Good COP, Bad COP: Making Climate Change Summits Matter

Anew era in the fight against climate change was declared last week in dreary Scotland. The CCOP26 conference brought thousands of bureaucrats, politicians—and yes, Nordic teenage activists—to Glasgow. Yet, famed teenage climate change activist Greta Thunberg may have been on to something when she called the proceedings a PR stunt. There were plenty of accountants and cameras at COP26, but not very much accountability. What global efforts to combat climate change sorely need is a new approach not only to our management of emissions but to the bureaucracies meant to fix it.

The fight against climate change is supposed to be built on transparency. Countries are supposed to be clear and transparent about how much carbon dioxide they are pumping into the atmosphere. A variety of systems, from the simple (tax CO2 to death) to the nuanced (a global system of cap and trade), have been proposed, but implementation has been sorely lacking.

It is true that COP26 offered signs of renewed agreement on environmental issues in the post-Trump era. Yet, for every sincere activist in Birkenstocks in attendance there were many times more grey-suited bureaucrats trying to stay away from the cameras. One must wonder, of course, about the potential climate impact of all that global travel—if the last two years have taught us anything, more can be done on Zoom than ever before.

That might be glib, but, there is a bigger point here. When 154 countries launched the United Nations Framework Convention on Climate Change in 1992, the world was a very different place. There was no Zoom, internet or smartphones. Greta Thunberg wasn't even born. Next year will mark 30 years of the COP-summit format. Little has changed regarding that format, and the faces involved—except for the elected officials—often remain the same. If there is anything to learn from the COP summits, it is how little has been achieved.

es, there have been breakthroughs and some countries have slowed their emission rates. But the hard truth is that global emissions have grown tremendously since 1992 and, unfortunately, are likely to continue that upward trajectory for some time.

But, while each system has its merits, the COP format does not place enough emphasis on incentivizing its armies of bureaucrats to implement its promises. A couple of novel bureaucratic reforms could see results. After all, countries are supposed to homogenize their emissions and climate change policies; why not their bureaucracies? Standardized systems of reporting and regulation would make it easier to compel compliance from offenders.

Before the next COP summit, participating countries should put systems in place to reward high-performing bureaucrats and punish those who under-perform. Isn't that why we value the private sector? Public-sector jobs are notoriously impossible to get fired from; we need to change that culture if the public service sector is going to have any hope of tackling climate change. If the biggest player on the block simply won't perform, safe in the knowledge that its bureaucrats' salaries and extraordinarily high pensions are completely immune from their performance, how on earth can we expect governments to be effective in the climate change fight?

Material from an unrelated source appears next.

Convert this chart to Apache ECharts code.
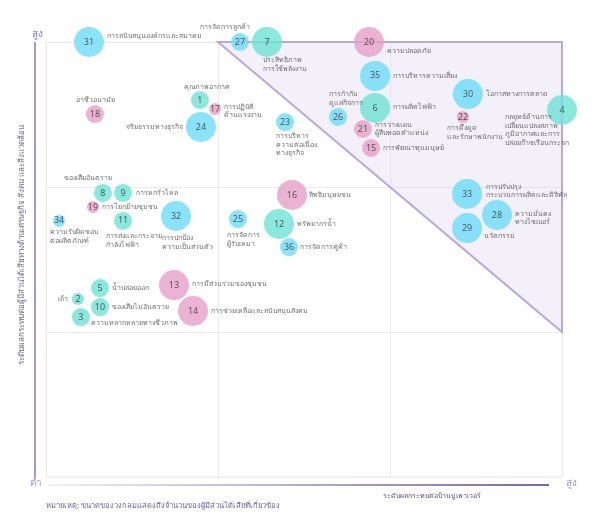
<!DOCTYPE html>
<html><head><meta charset="utf-8">
<script src="https://cdn.jsdelivr.net/npm/echarts@6/dist/echarts.min.js"></script>
<style>html,body{margin:0;padding:0;background:#fff}#c{width:600px;height:519px}</style>
</head><body><div id="c"></div>
<script>
// ---- data ----
const ids = [1,2,3,4,5,6,7,8,9,10,11,12,13,14,15,16,17,18,19,20,21,22,23,24,25,26,27,28,29,30,31,32,33,34,35,36];
const impactBanpuPower = [0.895,0.186,0.203,3.0,0.314,1.913,1.285,0.331,0.448,0.314,0.448,1.355,0.744,0.855,1.890,1.430,0.983,0.285,0.273,1.878,1.843,2.424,1.390,0.901,1.116,1.698,1.128,2.622,2.448,2.453,0.250,0.756,2.448,0.076,1.913,1.413];
const importanceStakeholders = [2.600,1.228,1.103,2.531,1.303,2.545,3.0,1.959,1.959,1.172,1.766,1.745,1.324,1.145,2.269,1.945,2.538,2.503,1.862,3.0,2.400,2.483,2.448,2.414,1.779,2.483,3.0,1.807,1.717,2.641,3.0,1.800,1.952,1.766,2.766,1.586];
const groups = ['env','env','env','env','env','env','env','env','env','env','env','env','social','social','social','social','social','social','social','social','social','social','econ','econ','econ','econ','econ','econ','econ','econ','econ','econ','econ','econ','econ','econ'];
const stakeholderLevel = [2,1,2,3,2,3,3,2,2,2,2,3,3,3,2,3,1,2,1,3,2,1,2,3,2,2,2,3,3,3,3,3,3,1,3,2];
const names = [
 'คุณภาพอากาศ','เถ้า','ความหลากหลายทางชีวภาพ','กลยุทธ์ด้านการ\nเปลี่ยนแปลงสภาพ\nภูมิอากาศและการ\nปล่อยก๊าซเรือนกระจก',
 'น้ำปล่อยออก','การผลิตไฟฟ้า','ประสิทธิภาพ\nการใช้พลังงาน','ของเสียอันตราย','การหกรั่วไหล','ของเสียไม่อันตราย',
 'การส่งและกระจาย\nกำลังไฟฟ้า','ทรัพยากรน้ำ','การมีส่วนร่วมของชุมชน','การช่วยเหลือและสนับสนุนสังคม','การพัฒนาทุนมนุษย์',
 'สิทธิมนุษยชน','การปฏิบัติ\nด้านแรงงาน','อาชีวอนามัย','การโยกย้ายชุมชน','ความปลอดภัย','การวางแผน\nผู้สืบทอดตำแหน่ง',
 'การดึงดูด\nและรักษาพนักงาน','การบริหาร\nความต่อเนื่อง\nทางธุรกิจ','จริยธรรมทางธุรกิจ','การจัดการ\nผู้รับเหมา',
 'การกำกับ\nดูแลกิจการ','การจัดการลูกค้า','ความมั่นคง\nทางไซเบอร์','นวัตกรรม','โอกาสทางการตลาด',
 'การสนับสนุนองค์กรและสมาคม','การปกป้อง\nความเป็นส่วนตัว','การปรับปรุง\nกระบวนการผลิตและดิจิทัล','ความรับผิดชอบ\nต่อผลิตภัณฑ์',
 'การบริหารความเสี่ยง','การจัดการคู่ค้า'];
const priorityZone = [[1,3],[3,3],[3,1]];
const axisLow = 'ต่ำ', axisHigh = 'สูง';
const xTitle = 'ระดับผลกระทบต่อบ้านปู เพาเวอร์';
const yTitle = 'ระดับผลกระทบต่อผู้มีส่วนได้เสียทางด้านเศรษฐกิจ สังคม และสิ่งแวดล้อม';
const note = 'หมายเหตุ: ขนาดของวงกลมแสดงถึงจำนวนของผู้มีส่วนได้เสียที่เกี่ยวข้อง';

// ---- styles / layout ----
const colors = {env:'#6ee2d3', social:'#e6a0c8', econ:'#6ddcf8'};
const sizeMap = {1:12, 2:18, 3:30};
// label anchor offsets relative to bubble centre: [dx, dy, align, verticalAlign]
const lab = {
 1:[7,-13,'center','middle'],2:[-10,0,'right','middle'],3:[10,6,'left','middle'],4:[-57,3,'left','top'],
 5:[12,0,'left','middle'],6:[18,-1,'left','middle'],7:[-4,14,'left','top'],8:[-15,-15,'center','middle'],
 9:[13,0,'left','middle'],10:[12,0,'left','middle'],11:[-17,11,'left','top'],12:[18,0,'left','middle'],
 13:[18,-1,'left','middle'],14:[18,0,'left','middle'],15:[12,0,'left','middle'],16:[17,0,'left','middle'],
 17:[9,2,'left','middle'],18:[0,-14,'center','middle'],19:[9,0,'left','middle'],20:[18,9,'left','middle'],
 21:[12,0,'left','middle'],22:[-16,7,'left','top'],23:[-9,10,'left','top'],24:[-18,0,'right','middle'],
 25:[-11,12,'left','top'],26:[-9,-10,'left','bottom'],27:[-15,-15,'center','middle'],28:[18,3,'left','middle'],
 29:[17,8,'left','middle'],30:[18,0,'left','middle'],31:[18,-6,'left','middle'],32:[-14,18,'left','top'],
 33:[19,-3,'left','middle'],34:[-9,7,'left','top'],35:[18,0,'left','middle'],36:[11,0,'left','middle']
};
const FONT = '"Noto Sans", "DejaVu Sans", sans-serif';

const bubbles = ids.map((id,i)=>({
  value:[impactBanpuPower[i], importanceStakeholders[i]],
  symbolSize:sizeMap[stakeholderLevel[i]],
  itemStyle:{color:colors[groups[i]]},
  label:{show:true, formatter:String(id), position:'inside', fontSize:9, color:'#3a3a3a', fontFamily:FONT}
}));
const nameLabels = ids.map((id,i)=>{
  const L = lab[id];
  return {
    value:[impactBanpuPower[i], importanceStakeholders[i]],
    symbolSize:2,
    label:{show:true, formatter:names[i], position:['50%','50%'], offset:[L[0],L[1]],
      align:L[2], verticalAlign:L[3], fontSize:7, lineHeight:8.5, color:'#4a4a4a', fontFamily:FONT}
  };
});

const chart = echarts.init(document.getElementById('c'));
chart.setOption({
  animation:false,
  grid:{left:46, top:42, width:516, height:435, show:true, borderColor:'#ececec', borderWidth:1, backgroundColor:'#fff'},
  xAxis:{type:'value', min:0, max:3, interval:1, axisLine:{show:false}, axisTick:{show:false}, axisLabel:{show:false},
    splitLine:{lineStyle:{color:'#ececec'}}},
  yAxis:{type:'value', min:0, max:3, interval:1, axisLine:{show:false}, axisTick:{show:false}, axisLabel:{show:false},
    splitLine:{lineStyle:{color:'#ececec'}}},
  series:[
    {type:'custom', z:1, silent:true, data:[0],
     renderItem:(params, api)=>({type:'polygon', shape:{points:priorityZone.map(p=>api.coord(p))},
       style:{fill:'rgba(205,192,232,0.24)', stroke:'#b9a9da', lineWidth:2}})},
    {type:'scatter', z:3, data:bubbles, emphasis:{disabled:true}},
    {type:'scatter', z:4, data:nameLabels, itemStyle:{color:'rgba(0,0,0,0)'}, silent:true, emphasis:{disabled:true}}
  ],
  graphic:[
    {type:'line', shape:{x1:35,y1:42,x2:35,y2:478}, style:{stroke:'#8d74c9', lineWidth:1.5}},
    {type:'text', left:32, top:29, style:{text:axisHigh, fill:'#8d74c9', fontSize:10, fontFamily:FONT}},
    {type:'text', left:30, top:478, style:{text:axisLow, fill:'#a597cc', fontSize:10, fontFamily:FONT}},
    {type:'line', shape:{x1:48,y1:485,x2:549,y2:485},
     style:{lineWidth:1.5, stroke:new echarts.graphic.LinearGradient(0,0,1,0,[{offset:0,color:'#ececf2'},{offset:1,color:'#4d3192'}])}},
    {type:'text', left:566, top:478, style:{text:axisHigh, fill:'#a597cc', fontSize:10, fontFamily:FONT}},
    {type:'text', x:432, y:496, style:{text:xTitle, fill:'#5e4f8c', fontSize:7, fontFamily:FONT, align:'center', verticalAlign:'middle'}},
    {type:'text', x:46, y:506, style:{text:note, fill:'#6d5f98', fontSize:7.5, fontFamily:FONT, align:'left', verticalAlign:'middle'}},
    {type:'text', x:22, y:245, rotation:Math.PI/2, style:{text:yTitle, fill:'#6d5f98', fontSize:8, fontFamily:FONT, align:'center', verticalAlign:'middle'}}
  ]
});
</script></body></html>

An example far from climate change might be instructive. Doping, once an epidemic in sports, has seriously gone on the decline since testing regimes were altered to reward the most aggressive testing campaigns. Similarly, instead of taxing CO2 to death, or regulating it to death (through, for example, cap and trade), governments could pursue a third way that rewards bureaucrats for CO2 emissions they discover or each polluter they catch in the act. It shouldn't be too hard for bureaucrats to find large-scale offenders—state-owned companies are often the worst offenders. (Globally, state-owned companies account for 40 percent of global emissions.) An international fund could be created to reward the top performers. That same fund could create an annual list of countries, departments and even individuals who are falling behind.

The job of everyone at COP summits should be to make sure that his or her government performs—those within government who don't, should be out of a job. The fight against climate change will simply not happen without transparency. You don't need Greta to tell you that.